We can help people if we stop judging.  Stop insisting.  Stop pontificating.  Raving.  Raging.  Yelling, and screaming. 

We can use the time we have, to gather people together on our little rowboat, and guide them safely across the turbulent waters.

We are the perfect riverboat captains.  We have sailed the tempestuous sea, over, and over again.  We have such great power inside all of us, yet it is such a shame, that many of our boats are so often tied up to the dock.  They fail to sail.  We fail to live.

There are two magnificent things that happen when we decide to row people across the water. 

First, they will gaze at life from the other side.  They will see things they have never understood and felt before.  They will have an opportunity to plant their feet on solid ground.

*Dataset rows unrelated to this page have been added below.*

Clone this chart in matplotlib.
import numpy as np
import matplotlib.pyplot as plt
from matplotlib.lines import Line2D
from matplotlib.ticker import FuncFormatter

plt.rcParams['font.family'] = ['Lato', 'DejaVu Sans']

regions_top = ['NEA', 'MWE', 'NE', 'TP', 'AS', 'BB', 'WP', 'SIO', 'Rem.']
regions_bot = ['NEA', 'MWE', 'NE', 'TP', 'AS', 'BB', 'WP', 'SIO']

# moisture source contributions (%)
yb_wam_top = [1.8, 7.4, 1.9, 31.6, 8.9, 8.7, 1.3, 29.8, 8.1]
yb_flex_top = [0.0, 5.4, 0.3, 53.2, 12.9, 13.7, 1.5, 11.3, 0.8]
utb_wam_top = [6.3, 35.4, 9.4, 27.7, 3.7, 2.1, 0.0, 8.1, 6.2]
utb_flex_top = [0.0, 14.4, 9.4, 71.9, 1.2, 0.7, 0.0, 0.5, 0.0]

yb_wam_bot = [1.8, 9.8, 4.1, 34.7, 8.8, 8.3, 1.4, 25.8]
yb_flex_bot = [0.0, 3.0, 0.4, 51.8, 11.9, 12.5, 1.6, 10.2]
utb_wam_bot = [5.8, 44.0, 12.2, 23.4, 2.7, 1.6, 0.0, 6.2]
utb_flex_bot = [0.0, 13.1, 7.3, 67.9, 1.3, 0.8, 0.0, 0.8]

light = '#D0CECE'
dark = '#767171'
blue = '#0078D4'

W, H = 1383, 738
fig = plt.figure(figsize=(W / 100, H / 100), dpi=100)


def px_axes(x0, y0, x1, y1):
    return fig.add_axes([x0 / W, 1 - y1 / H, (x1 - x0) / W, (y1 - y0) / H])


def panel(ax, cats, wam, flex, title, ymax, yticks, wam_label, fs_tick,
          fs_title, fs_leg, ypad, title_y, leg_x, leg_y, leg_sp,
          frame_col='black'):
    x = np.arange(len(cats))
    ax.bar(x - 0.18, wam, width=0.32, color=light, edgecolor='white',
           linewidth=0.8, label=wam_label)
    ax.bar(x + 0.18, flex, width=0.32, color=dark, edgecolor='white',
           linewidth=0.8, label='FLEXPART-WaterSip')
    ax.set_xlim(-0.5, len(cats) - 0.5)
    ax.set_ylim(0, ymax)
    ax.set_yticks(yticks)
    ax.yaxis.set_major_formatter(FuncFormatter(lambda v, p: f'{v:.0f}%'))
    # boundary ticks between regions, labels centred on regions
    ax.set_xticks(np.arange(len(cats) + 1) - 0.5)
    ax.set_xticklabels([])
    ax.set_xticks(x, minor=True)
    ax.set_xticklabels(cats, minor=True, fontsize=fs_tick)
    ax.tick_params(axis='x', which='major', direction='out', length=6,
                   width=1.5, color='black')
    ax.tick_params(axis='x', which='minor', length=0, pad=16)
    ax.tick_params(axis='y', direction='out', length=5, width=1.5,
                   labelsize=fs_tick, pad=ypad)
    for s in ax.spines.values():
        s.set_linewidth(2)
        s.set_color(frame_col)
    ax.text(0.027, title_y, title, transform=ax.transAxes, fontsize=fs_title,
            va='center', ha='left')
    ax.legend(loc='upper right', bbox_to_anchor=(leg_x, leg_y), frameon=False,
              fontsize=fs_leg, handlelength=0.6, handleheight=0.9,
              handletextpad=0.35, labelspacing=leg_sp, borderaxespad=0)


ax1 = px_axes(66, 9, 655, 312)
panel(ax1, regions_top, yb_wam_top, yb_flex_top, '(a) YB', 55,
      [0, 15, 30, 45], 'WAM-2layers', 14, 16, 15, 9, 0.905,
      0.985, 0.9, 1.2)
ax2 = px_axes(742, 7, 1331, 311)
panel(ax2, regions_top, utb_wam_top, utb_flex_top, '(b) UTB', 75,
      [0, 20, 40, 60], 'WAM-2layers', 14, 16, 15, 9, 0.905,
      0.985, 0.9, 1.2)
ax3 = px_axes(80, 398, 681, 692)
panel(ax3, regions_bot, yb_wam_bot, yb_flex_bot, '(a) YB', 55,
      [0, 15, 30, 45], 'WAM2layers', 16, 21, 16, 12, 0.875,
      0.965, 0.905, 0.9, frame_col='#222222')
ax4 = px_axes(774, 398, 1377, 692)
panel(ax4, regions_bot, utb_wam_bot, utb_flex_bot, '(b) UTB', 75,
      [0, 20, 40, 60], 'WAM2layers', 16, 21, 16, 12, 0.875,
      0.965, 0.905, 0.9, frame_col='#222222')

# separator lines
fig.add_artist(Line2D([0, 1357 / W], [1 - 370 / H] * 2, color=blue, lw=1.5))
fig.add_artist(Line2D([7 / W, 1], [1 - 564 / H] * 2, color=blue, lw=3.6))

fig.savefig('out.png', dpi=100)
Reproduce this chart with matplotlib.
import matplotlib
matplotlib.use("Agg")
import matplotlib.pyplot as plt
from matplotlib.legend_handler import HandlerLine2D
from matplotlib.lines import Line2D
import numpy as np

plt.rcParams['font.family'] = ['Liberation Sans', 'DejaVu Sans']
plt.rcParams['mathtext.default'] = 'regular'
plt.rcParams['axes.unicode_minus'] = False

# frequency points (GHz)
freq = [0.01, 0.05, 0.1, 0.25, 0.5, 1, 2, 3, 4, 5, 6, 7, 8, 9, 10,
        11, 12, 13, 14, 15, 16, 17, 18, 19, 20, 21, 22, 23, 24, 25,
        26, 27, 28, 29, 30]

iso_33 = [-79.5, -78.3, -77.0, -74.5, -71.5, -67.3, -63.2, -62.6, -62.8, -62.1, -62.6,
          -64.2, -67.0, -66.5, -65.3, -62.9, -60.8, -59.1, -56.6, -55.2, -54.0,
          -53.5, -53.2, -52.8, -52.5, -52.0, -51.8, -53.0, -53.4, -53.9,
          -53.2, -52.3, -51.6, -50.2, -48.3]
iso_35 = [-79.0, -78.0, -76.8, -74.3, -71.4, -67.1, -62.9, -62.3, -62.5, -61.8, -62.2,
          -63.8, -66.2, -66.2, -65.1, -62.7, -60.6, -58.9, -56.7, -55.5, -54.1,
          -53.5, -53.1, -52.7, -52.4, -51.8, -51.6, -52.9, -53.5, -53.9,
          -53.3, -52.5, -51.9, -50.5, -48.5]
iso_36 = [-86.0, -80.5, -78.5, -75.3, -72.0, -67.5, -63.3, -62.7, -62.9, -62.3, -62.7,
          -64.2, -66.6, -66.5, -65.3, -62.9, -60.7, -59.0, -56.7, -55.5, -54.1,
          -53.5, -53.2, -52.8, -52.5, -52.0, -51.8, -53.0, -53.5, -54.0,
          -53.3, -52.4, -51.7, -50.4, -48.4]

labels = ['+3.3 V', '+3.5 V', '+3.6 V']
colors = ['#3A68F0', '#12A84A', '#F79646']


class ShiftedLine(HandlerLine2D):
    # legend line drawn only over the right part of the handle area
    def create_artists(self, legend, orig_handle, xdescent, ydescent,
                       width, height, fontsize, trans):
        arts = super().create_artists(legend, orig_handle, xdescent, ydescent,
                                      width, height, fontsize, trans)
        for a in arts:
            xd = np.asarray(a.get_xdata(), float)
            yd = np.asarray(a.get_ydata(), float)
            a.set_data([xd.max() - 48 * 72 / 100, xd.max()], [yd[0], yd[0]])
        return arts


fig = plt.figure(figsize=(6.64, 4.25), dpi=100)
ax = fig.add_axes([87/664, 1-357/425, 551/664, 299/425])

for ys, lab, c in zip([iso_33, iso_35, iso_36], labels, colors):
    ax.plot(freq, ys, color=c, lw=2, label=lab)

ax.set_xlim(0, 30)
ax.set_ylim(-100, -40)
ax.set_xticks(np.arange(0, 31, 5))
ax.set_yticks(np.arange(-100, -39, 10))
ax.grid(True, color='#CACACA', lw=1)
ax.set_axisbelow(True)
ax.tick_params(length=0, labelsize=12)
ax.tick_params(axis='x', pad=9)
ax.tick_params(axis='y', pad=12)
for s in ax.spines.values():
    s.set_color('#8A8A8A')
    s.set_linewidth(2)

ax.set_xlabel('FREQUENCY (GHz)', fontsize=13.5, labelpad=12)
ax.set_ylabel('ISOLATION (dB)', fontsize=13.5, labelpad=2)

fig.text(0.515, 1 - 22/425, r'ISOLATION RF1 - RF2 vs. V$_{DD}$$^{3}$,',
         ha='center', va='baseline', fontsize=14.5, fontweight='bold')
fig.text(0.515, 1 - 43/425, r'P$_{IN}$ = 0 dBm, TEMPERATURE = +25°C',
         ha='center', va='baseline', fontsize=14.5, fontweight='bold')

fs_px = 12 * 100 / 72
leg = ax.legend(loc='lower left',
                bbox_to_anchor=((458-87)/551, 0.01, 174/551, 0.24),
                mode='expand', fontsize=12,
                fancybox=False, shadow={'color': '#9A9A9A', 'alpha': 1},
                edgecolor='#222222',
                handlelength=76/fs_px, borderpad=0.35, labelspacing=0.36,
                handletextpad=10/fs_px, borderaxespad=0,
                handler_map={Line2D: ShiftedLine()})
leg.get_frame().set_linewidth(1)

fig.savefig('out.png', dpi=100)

Second, we will learn from the experience, and that is not an insignificant accomplishment.  We must see life from the other side, as well.  We need to observe and understand people, but we have a duty to also understand ourselves.  We need to meet people where they are, and by helping them, discover who we are becoming.

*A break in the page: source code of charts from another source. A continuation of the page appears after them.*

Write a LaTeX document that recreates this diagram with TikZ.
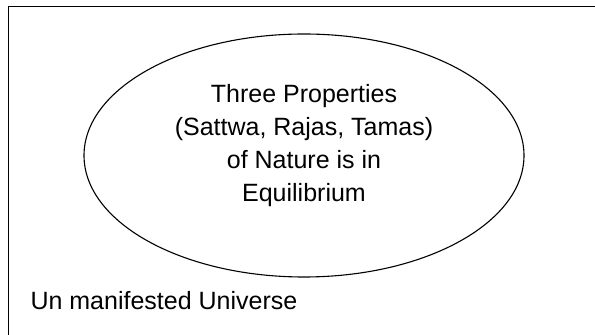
\documentclass[tikz,border=0pt]{standalone}
\usepackage{fontspec}
\setmainfont{Liberation Sans}
\usetikzlibrary{positioning,shapes.geometric}

\begin{document}
\begin{tikzpicture}[x=1pt, y=1pt, line width=1.1pt,
    every node/.style={font=\fontsize{25}{33}\selectfont}]
    \useasboundingbox (0,0) rectangle (595,335);
    % outer frame, cut off at the right and at the bottom
    \node[draw, rectangle, anchor=north west, minimum width=620pt, minimum height=360pt, inner sep=0pt] (universe) at (8,329) {};
    \node[draw, ellipse, minimum width=440pt, minimum height=243pt] (nature) at (304,179.5) {};
    \node[align=center, inner sep=0pt] (props) at (304,189.5)
        {Three Properties\\(Sattwa, Rajas, Tamas)\\of Nature is in\\Equilibrium};
    \node[anchor=base west, inner sep=0pt] (label) at (30,25) {Un manifested Universe};
\end{tikzpicture}
\end{document}
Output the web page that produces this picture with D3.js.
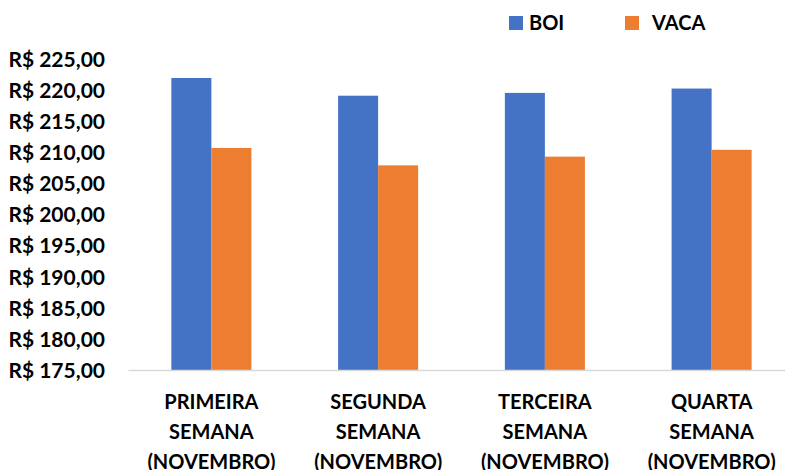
<!DOCTYPE html>
<html lang="pt">

<head>
  <meta charset="UTF-8">
  <title>Boi x Vaca</title>
  <style>
    body { margin: 0; background: #fff; }
    text { font-family: Lato, "Open Sans", sans-serif; font-weight: bold; fill: #000; }
  </style>
</head>

<body>
  <svg width="785" height="470"></svg>
  <script src="https://d3js.org/d3.v7.min.js"></script>
  <script>
    // data
    var categories = ["PRIMEIRA SEMANA (NOVEMBRO)", "SEGUNDA SEMANA (NOVEMBRO)",
      "TERCEIRA SEMANA (NOVEMBRO)", "QUARTA SEMANA (NOVEMBRO)"];
    var series = ["BOI", "VACA"];
    var boi = [221.95, 219.10, 219.55, 220.25];
    var vaca = [210.70, 207.90, 209.30, 210.40];
    var yTicks = [175, 180, 185, 190, 195, 200, 205, 210, 215, 220, 225];
    var colors = ["#4472C4", "#ED7D31"];

    var values = [boi, vaca];

    var svg = d3.select("svg");

    // plot area (note: "top" is taken by window.top)
    var plotLeft = 128, plotRight = 795, plotTop = 59, plotBottom = 370;

    // scales
    var x0 = d3.scaleBand().domain(categories).range([plotLeft, plotRight])
      .paddingInner(0.52).paddingOuter(0.26);
    var x1 = d3.scaleBand().domain(series).range([0, x0.bandwidth()]);
    var y = d3.scaleLinear().domain([175, 225]).range([plotBottom, plotTop]);
    var color = d3.scaleOrdinal().domain(series).range(colors);

    var money = function (d) { return "R$ " + d3.format(".2f")(d).replace(".", ","); };

    // bars
    var groups = svg.append("g")
      .selectAll("g")
      .data(categories)
      .enter()
      .append("g")
      .attr("transform", function (d) { return "translate(" + x0(d) + ",0)"; });

    groups.selectAll("rect")
      .data(function (d, i) {
        return series.map(function (s, j) { return { key: s, value: values[j][i] }; });
      })
      .enter()
      .append("rect")
      .attr("x", function (d) { return x1(d.key); })
      .attr("y", function (d) { return y(d.value); })
      .attr("width", x1.bandwidth())
      .attr("height", function (d) { return y(175) - y(d.value); })
      .style("fill", function (d) { return color(d.key); });

    // y axis (labels only)
    var yAxis = svg.append("g")
      .attr("transform", "translate(" + plotLeft + ",0)")
      .call(d3.axisLeft(y).tickValues(yTicks).tickSize(0).tickPadding(23).tickFormat(money));
    yAxis.select(".domain").remove();
    yAxis.selectAll("text")
      .attr("dy", "0.35em")
      .style("font-size", "21px")
      .style("font-family", "Lato, sans-serif");

    // x axis
    var xAxis = svg.append("g")
      .attr("transform", "translate(0," + plotBottom + ")")
      .call(d3.axisBottom(x0).tickSize(0));
    xAxis.select(".domain")
      .attr("stroke", "#D9D9D9")
      .attr("stroke-width", 1.5);
    xAxis.selectAll("text")
      .style("font-size", "20px")
      .style("font-family", "Lato, sans-serif")
      .attr("y", 0)
      .attr("dy", null)
      .each(function (d) {
        var t = d3.select(this);
        var words = d.split(" ");
        t.text(null);
        words.forEach(function (w, i) {
          t.append("tspan")
            .attr("x", 0)
            .attr("y", 39 + i * 30)
            .text(w);
        });
      });

    // legend
    var legendX = [509, 625];
    var legend = svg.append("g")
      .selectAll("g")
      .data(series)
      .enter()
      .append("g")
      .attr("transform", function (d, i) { return "translate(" + legendX[i] + ",16)"; });

    legend.append("rect")
      .attr("width", 14)
      .attr("height", 14)
      .style("fill", function (d) { return color(d); });

    legend.append("text")
      .attr("x", function (d, i) { return i == 0 ? 20 : 27; })
      .attr("y", 14)
      .style("font-size", "20px")
      .text(function (d) { return d; });
  </script>
</body>

</html>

When we row a person across the ocean, we help them, and in turn we help ourselves.

If you’re a grandmother, keep raising those grandbabies.  If you have made grave mistakes in your life, continue the path of reconciliation, because your redeemed life is a beacon of hope to others. 

If you raise bees, teach others, and make some delicious honey.  Raise awareness.  Sweeten up this place. 

If you’re an artist who painting her portraits with tears and hope, never, ever stop, because your brush strokes have become a solid foundation that has never been built before.

So, let’s get in our little rowboats together, as a tribe, and let us look for someone that needs to reach the other side. 

There are far too many planes that never take flight, countless exotic cars that remain tarped and nestled inside a dusty garage, and there are simply way too many row boats, who simply rot and take on water, because they refuse to leave the comfort of the shore.

Let’s heed the cry of the ancient philosophical muses.

Row, row, row your boat, gently down the stream.

Merrily, merrily, merrily, life is but a dream.